This year’s “Adelaide Austell Craver Memorial Lecture” will be presented at the Blowing Rock Art & History Museum at 2:00 p.m. Sunday, July 30th. The program will feature Valerie Hillings, Executive Director of the North Carolina Museum of Art in Raleigh, North Carolina.
The lecture will be followed by a reception.
About the Lecture
Adelaide Craver
Adelaide Austell Craver, a 76 years old native and resident of Shelby, North Carolina, died in January of 2019. In 1948 when she was six years old, her parents, the Austells of Shelby, converted the former "Gun Club" of the Mayview Manor Hotel into their summer residence.
Beginning then and continuing for the next 70 years until her death, Adelaide was an active summer resident of Blowing Rock. As an adult she was a constant volunteer and assumed leadership positions of many local charitable causes in the Blowing Rock community.
In recent correspondence with the museum, Adelaide's husband Dick has said:
“Throughout her life, Adelaide loved most everything about Blowing Rock, but especially her lifelong friendship with many of the year-round and seasonal residents there whom she treasured. In addition, she always had a great sense of pride in the place and in her later years the Blowing Rock Art & History Museum was ranked "top priority" on her "Must See" list when showing our visiting house guests around the village.
Both my daughter Adelaide and son Newton join me in expressing our pleasure and gratitude to have the opportunity which the Blowing Rock Art & History Museum has provided for us to sponsor this year's ‘Adelaide Austell Craver Memorial Lectures’."
Please note: This lecture is a membership benefit, registration is required, see below.
About the Speaker
Valerie Hillings became director of the North Carolina Museum of Art (NCMA) in November 2018. Prior to joining the NCMA, she received her B.A. in art history from Duke University and her M.A. and Ph.D. in art history from the Institute of Fine Arts, New York University. Since 2004 she has held senior positions for the Solomon R. Guggenheim Museum and Foundation and worked on projects for museums in its global constellation—Guggenheim Museum Bilbao; Deutsche Guggenheim, Berlin; Guggenheim Hermitage Museum, Las Vegas; and the Peggy Guggenheim Collection, Venice—and with partner institutions in Australia, Europe, and the Middle East.

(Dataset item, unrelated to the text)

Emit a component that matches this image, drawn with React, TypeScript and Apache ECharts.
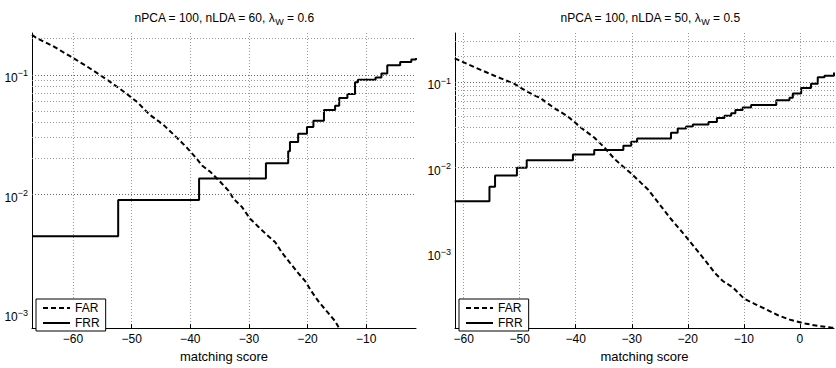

During her tenure at the Guggenheim, Hillings rose through the curatorial ranks and curated more than 15 exhibitions on four continents, among them RUSSIA! (2005–6); Hanne Darboven: Hommage à Picasso (2006); Guggenheim Collection: 1940s to Now (2007); Picturing America: Photorealism in the 1970s (2009); ZERO: Countdown to Tomorrow, 1950s–60s (2014); and The Creative Act: Performance, Process, Presence (2017). ZERO, inspired by Hillings’s doctoral thesis, was a 2014 AICA nominee for Best Thematic Show in New York, and the exhibition’s website won a Webby Award.
In 2009 she joined the Guggenheim’s dedicated Abu Dhabi Project staff, tasked with planning for the Guggenheim Abu Dhabi, a museum of modern and contemporary art currently under development in the United Arab Emirates in the Saadiyat Cultural District in Abu Dhabi. As curator and associate director of curatorial affairs, Hillings led a team that brought together leading experts in a variety of art historical fields to develop a strategy for originating for the Guggenheim Abu Dhabi a collection of art since the 1960s made around the world in all mediums.
In addition to her Guggenheim projects, Hillings has published and publicly lectured on curatorial practice and on various topics in post–World War II art history and contemporary art. She served on the jury for the Kandinsky Prize for Russian contemporary art from 2007 to 2009 and the international ZERO Foundation Scientific Board, Düsseldorf, Germany, from 2011 to 2014. From 2014 to 2017, she was a member of the Board of Advisors for the Nasher Museum of Art at Duke University. In 2016 she was a fellow at the Center for Curatorial Leadership in New York.